2020年06月18日
一湯良談 (いっとうりょうだん) 其の十九
『祖父との約束を守り継いだ湯』
高崎市吉井町、牛伏山のふもと。
明治時代には、すでに自然に湧き出ている鉱泉があったという。
「皮膚病や胃腸病に効く水として、長い間、地域で大切に守られてきた源泉です。『誰かが温泉宿をやれよ』 と地元の人たちから声が上がり、料理人だった祖父が昭和46(1971)年に宿を始めました」
と3代目主人の桑子済(とおる)さん。
「お前が高校を卒業するまでは頑張るから、後は頼む」
と話していた祖父は、済さんが高校2年の時に80歳で他界した。
祖父の亡き後は、祖母が一人で商っていたものの高齢のために、平成18(2006)年からは休業したままだった。
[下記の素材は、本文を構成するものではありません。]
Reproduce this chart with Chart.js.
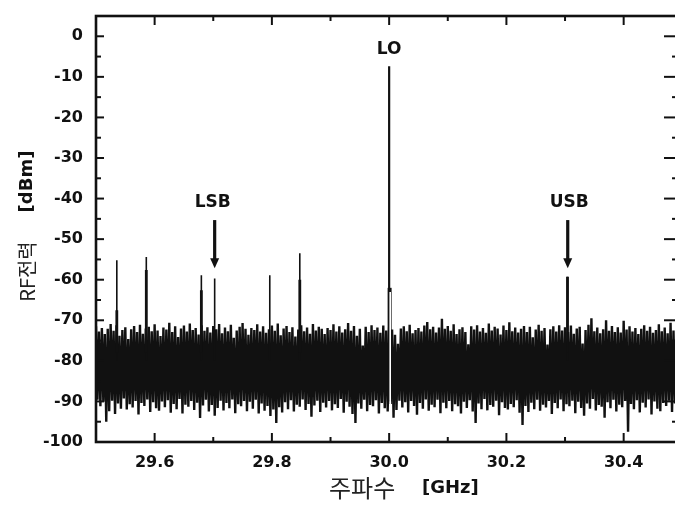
<!DOCTYPE html>
<html><head><meta charset="utf-8">
<script src="https://cdn.jsdelivr.net/npm/chart.js@4.4.0/dist/chart.umd.min.js"></script>
<style>html,body{margin:0;padding:0;background:#fff;overflow:hidden;width:675px;height:509px}canvas{display:block}</style>
</head><body>
<canvas id="c" width="684" height="509"></canvas>
<script>
// ---------------- data ----------------
const freqStart = 29.5;     // GHz, first noise sample
const freqStep = 0.005;     // GHz between noise samples
const noiseTop = [
-71.5,-72.8,-71.9,-73.4,-72.1,-70.9,-72.6,-71.2,-73.8,-72.4,-71.7,-74.6,-72.2,-71.4,-72.9,-71.1,-73.3,-72.0,-71.6,-72.7,
-71.0,-72.5,-73.9,-71.8,-72.3,-70.6,-72.9,-71.5,-74.1,-72.0,-71.3,-72.8,-70.8,-72.4,-71.9,-73.5,-71.2,-72.6,-71.7,-73.0,
-71.4,-72.2,-70.9,-73.2,-71.8,-72.7,-71.1,-74.3,-72.5,-71.6,-70.7,-72.1,-73.6,-71.9,-72.4,-71.0,-72.8,-71.5,-73.1,-72.2,
-71.3,-72.6,-70.8,-73.7,-72.0,-71.4,-72.9,-71.7,-74.0,-72.3,-71.2,-72.7,-71.8,-73.3,-70.9,-72.5,-71.6,-72.1,-73.4,-71.9,
-72.4,-71.0,-72.8,-71.5,-73.0,-72.2,-70.7,-72.6,-71.4,-73.8,-72.1,-76.2,-71.6,-72.9,-71.2,-72.4,-71.8,-73.1,-71.3,-72.5,
-71.7,-72.3,-73.6,-75.8,-72.0,-71.5,-72.7,-71.1,-73.2,-72.4,-71.9,-72.8,-71.3,-70.4,-72.2,-71.6,-73.0,-71.8,-69.6,-72.1,
-71.4,-72.6,-71.0,-73.4,-72.2,-71.7,-72.9,-75.9,-71.5,-72.3,-71.2,-72.8,-71.9,-73.1,-70.8,-72.5,-71.6,-72.0,-73.5,-71.3,
-72.4,-70.5,-72.7,-71.8,-73.0,-72.1,-71.4,-72.9,-71.6,-74.2,-72.3,-71.1,-72.6,-71.9,-76.0,-72.2,-71.5,-72.8,-71.2,-72.5,
-71.7,-72.9,-71.3,-73.3,-72.0,-71.6,-75.7,-72.4,-71.1,-69.5,-72.7,-71.8,-73.2,-72.2,-70.0,-72.6,-71.4,-72.9,-71.7,-73.0,
-70.1,-72.3,-71.5,-72.8,-71.9,-73.4,-72.1,-71.2,-72.6,-71.6,-73.1,-72.4,-71.0,-72.7,-71.8,-73.2,-70.6,-72.5,-71.4,-72.0
];
const noiseBottom = [
-89.6,-91.2,-90.1,-95.0,-92.4,-89.8,-93.1,-90.5,-91.8,-89.3,-92.0,-90.7,-91.5,-89.9,-93.2,-90.4,-91.1,-89.5,-92.6,-90.2,
-91.7,-92.3,-90.0,-91.4,-89.7,-92.8,-90.6,-91.9,-89.4,-93.0,-90.8,-91.3,-89.9,-92.1,-90.3,-94.1,-91.0,-89.6,-92.5,-90.9,
-93.5,-91.6,-89.8,-92.2,-90.4,-91.7,-89.5,-92.9,-90.7,-91.2,-89.9,-92.4,-90.1,-91.8,-89.6,-93.0,-90.5,-92.3,-91.1,-93.6,
-92.0,-95.3,-91.4,-92.7,-90.2,-91.9,-89.7,-92.5,-90.8,-91.3,-89.5,-92.1,-90.6,-93.8,-91.0,-89.8,-92.6,-90.3,-91.5,-89.9,
-92.2,-90.7,-91.6,-89.4,-92.8,-90.1,-91.3,-93.1,-95.3,-90.5,-91.8,-89.6,-92.4,-90.9,-91.2,-89.7,-93.0,-90.4,-91.7,-92.5,
-90.6,-94.0,-92.1,-89.8,-91.5,-90.2,-92.7,-89.9,-91.1,-93.3,-90.4,-91.8,-89.5,-92.3,-90.8,-91.4,-89.6,-92.9,-90.3,-91.7,
-89.9,-92.4,-90.7,-91.2,-93.0,-90.1,-91.6,-89.7,-92.5,-95.3,-90.5,-91.9,-89.4,-92.2,-90.9,-91.3,-89.8,-93.4,-90.2,-91.6,
-92.0,-90.6,-91.4,-89.7,-92.8,-95.8,-91.1,-92.6,-90.3,-91.9,-89.6,-92.3,-90.8,-91.5,-89.9,-93.1,-90.4,-91.7,-89.5,-92.4,
-90.7,-91.2,-89.8,-92.9,-90.1,-91.6,-93.5,-90.5,-91.8,-89.4,-92.2,-90.9,-91.3,-94.0,-90.2,-91.7,-89.6,-92.5,-90.8,-91.4,
-89.9,-97.5,-90.6,-91.9,-89.7,-92.7,-90.3,-91.5,-89.5,-93.2,-90.0,-91.8,-92.4,-90.4,-91.1,-89.8,-92.6,-90.5,-91.3,-89.6
];
const spikeFreq     = [29.5355, 29.5858, 29.6797, 29.7024, 29.7964, 29.8476, 30.3042];
const spikeLevel    = [-55.2,   -54.4,   -58.9,   -59.7,   -58.9,   -53.5,   -59.3];
const spikeShoulder = [-67.5,   -57.6,   -62.6,   null,    null,    -60.0,   -59.3];
const loFreq = 30.0;
const loLevel = -7.4;
const loNotch = [-63, -93];       // white gap in the noise next to the LO
const xTickValues = [29.6, 29.8, 30.0, 30.2, 30.4];
const xMinorValues = [29.5, 29.7, 29.9, 30.1, 30.3];
const yTickValues = [0, -10, -20, -30, -40, -50, -60, -70, -80, -90, -100];
const yMinorValues = [-5, -15, -25, -35, -45, -55, -65, -75, -85, -95];
const markerTexts = ['LO', 'LSB', 'USB'];
const arrowFreq = [29.7024, 30.3046];

// ---------------- build datasets ----------------
const noisePts = [];
for (let i = 0; i < noiseTop.length; i++) {
  noisePts.push({x: freqStart + i * freqStep, y: noiseTop[i]});
  noisePts.push({x: freqStart + (i + 0.5) * freqStep, y: noiseBottom[i]});
}
const spikePts = [], shoulderPts = [];
spikeFreq.forEach((f, i) => {
  spikePts.push({x: f, y: -80}, {x: f, y: spikeLevel[i]}, {x: f, y: null});
  if (spikeShoulder[i] !== null) shoulderPts.push({x: f, y: -78}, {x: f, y: spikeShoulder[i]}, {x: f, y: null});
});
const loPts = [{x: loFreq, y: -82}, {x: loFreq, y: loLevel}];
const loWidePts = [{x: loFreq + 0.0008, y: -90}, {x: loFreq + 0.0008, y: -62}];
const notchPts = [{x: loFreq + 0.0018, y: loNotch[0]}, {x: loFreq + 0.0018, y: loNotch[1]}];

const INK = '#111';
const X_MIN = 29.5, X_MAX = 30.4995, Y_MIN = -100, Y_MAX = 5;

// ---------------- plugins ----------------
const framePlugin = {
  id: 'frame',
  afterDraw(chart) {
    const {ctx, chartArea: a, scales: {x, y}} = chart;
    ctx.save();
    ctx.strokeStyle = INK;
    ctx.lineCap = 'butt';
    ctx.lineWidth = 2;
    const tk = (x1, y1, x2, y2) => { ctx.beginPath(); ctx.moveTo(x1, y1); ctx.lineTo(x2, y2); ctx.stroke(); };
    xTickValues.forEach(v => { const p = x.getPixelForValue(v); tk(p, a.bottom, p, a.bottom - 9); tk(p, a.top, p, a.top + 9); });
    xMinorValues.forEach(v => { const p = x.getPixelForValue(v); tk(p, a.bottom, p, a.bottom - 5); tk(p, a.top, p, a.top + 5); });
    yTickValues.forEach(v => { const p = y.getPixelForValue(v); tk(a.left, p, a.left + 8, p); tk(a.right, p, a.right - 18, p); });
    yMinorValues.forEach(v => { const p = y.getPixelForValue(v); tk(a.left, p, a.left + 5, p); tk(a.right, p, a.right - 10, p); });
    ctx.lineWidth = 2.6;
    ctx.strokeRect(a.left, a.top, a.right - a.left, a.bottom - a.top);
    ctx.restore();
  }
};

const notePlugin = {
  id: 'notes',
  afterDraw(chart) {
    const {ctx, scales: {x, y}} = chart;
    ctx.save();
    ctx.fillStyle = INK;
    ctx.textAlign = 'center';
    ctx.textBaseline = 'middle';
    ctx.font = 'bold 17px "DejaVu Sans"';
    const notePos = [[30.0, -3.3], [29.699, -41.1], [30.307, -40.9]];
    markerTexts.forEach((t, i) => ctx.fillText(t, x.getPixelForValue(notePos[i][0]), y.getPixelForValue(notePos[i][1])));
    arrowFreq.forEach(f => {
      const px = x.getPixelForValue(f);
      const y1 = y.getPixelForValue(-45.3), y2 = y.getPixelForValue(-57.2);
      ctx.strokeStyle = INK; ctx.lineWidth = 3.2;
      ctx.beginPath(); ctx.moveTo(px, y1); ctx.lineTo(px, y2 - 8); ctx.stroke();
      ctx.beginPath(); ctx.moveTo(px - 4.5, y2 - 10); ctx.lineTo(px + 4.5, y2 - 10); ctx.lineTo(px, y2); ctx.closePath(); ctx.fill();
    });
    ctx.textBaseline = 'middle';
    ctx.textAlign = 'left';
    ctx.font = '24px "Noto Sans CJK KR"';
    ctx.fillStyle = '#222';
    ctx.fillText('주파수', 329, 488);
    ctx.font = 'bold 18px "DejaVu Sans"';
    ctx.fillStyle = INK;
    ctx.fillText('[GHz]', 422, 488);
    ctx.translate(27, 0);
    ctx.rotate(-Math.PI / 2);
    ctx.font = '20px "Noto Sans CJK KR"';
    ctx.fillStyle = '#222';
    ctx.textAlign = 'center';
    ctx.fillText('RF전력', -271.5, 0);
    ctx.font = 'bold 18px "DejaVu Sans"';
    ctx.fillStyle = INK;
    ctx.fillText('[dBm]', -181.5, 0);
    ctx.restore();
  }
};

const lineDs = (data, color, width, order, join) => ({
  data, borderColor: color, borderWidth: width, pointRadius: 0, tension: 0,
  spanGaps: false, fill: false, order, borderJoinStyle: join || 'miter'
});

new Chart(document.getElementById('c'), {
  type: 'line',
  data: {
    datasets: [
      lineDs(notchPts, '#ffffff', 1.6, 0),
      lineDs(loPts, INK, 2.2, 1),
      lineDs(loWidePts, INK, 4, 2),
      lineDs(shoulderPts, INK, 2.8, 3),
      lineDs(spikePts, INK, 1.6, 4),
      lineDs(noisePts, INK, 2.4, 5, 'bevel')
    ]
  },
  options: {
    responsive: false,
    animation: false,
    events: [],
    layout: {padding: {left: 0, right: 2, top: 16, bottom: 0}},
    plugins: {legend: {display: false}, tooltip: {enabled: false}},
    scales: {
      x: {
        type: 'linear', min: X_MIN, max: X_MAX,
        grid: {display: false, drawTicks: false}, border: {display: false},
        afterFit(s) { s.height = 67; s.paddingLeft = 0; s.paddingRight = 0; },
        afterBuildTicks(s) { s.ticks = xTickValues.map(v => ({value: v})); },
        ticks: {color: INK, font: {family: 'DejaVu Sans', size: 16, weight: 'bold'}, padding: 11, maxRotation: 0,
          autoSkip: false, callback: v => Number(v).toFixed(1)}
      },
      y: {
        type: 'linear', min: Y_MIN, max: Y_MAX,
        grid: {display: false, drawTicks: false}, border: {display: false},
        afterFit(s) { s.width = 96; s.paddingTop = 0; s.paddingBottom = 0; },
        afterBuildTicks(s) { s.ticks = yTickValues.map(v => ({value: v})); },
        ticks: {color: INK, font: {family: 'DejaVu Sans', size: 16, weight: 'bold'}, padding: 13, autoSkip: false,
          callback: v => String(v)}
      }
    }
  },
  plugins: [framePlugin, notePlugin]
});
</script>
</body></html>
「父もいったんは宿に入りましたが、すぐに勤めに出てしまったため、祖父の遺言である私が継ぐしかありませんでした」
と、高校卒業後は県内の結婚式場や温泉旅館で働きながら、宿の再開準備をしてきた。
「知り合った時から主人は、『いつかは宿を開けたい』 と話していました。『やるなら最初から本気でやりましょう。もしダメだったら、その時は2人で勤めに出ればいい』 って、だいぶ私が背中を押しちゃいました」
と笑う女将の真澄さん。
高崎市の飲食店でアルバイトをしていいる時に済さんと出会い、20歳で結婚した。
結婚後3年間は、真澄さんの実家に身を寄せながら、2人で再開に向けて施設の設計や資金繰りなどを話し合ってきた。
昨年6月、本館の新築と宿泊棟の改築をし、6年ぶりに湯端温泉 「湯端の湯」 の営業を再開した。
本館の1階には内風呂と日帰り入浴客用の休憩室を兼ねたカフェスペース、夏にホタルが観賞できるウッドデッキのテラスを設置した。
ネットによる口コミで噂が広がり、すぐにかつての常連客や温泉ファンが全国からやって来たという。
リニューアルオープンから4ヶ月後の今年10月、祖母は90歳で天寿をまっとうした。
誰よりも宿の再開を喜んだ人だった。
きっと遠い空から祖父と一緒に、孫夫婦の奮闘ぶりを見守っていることだろう。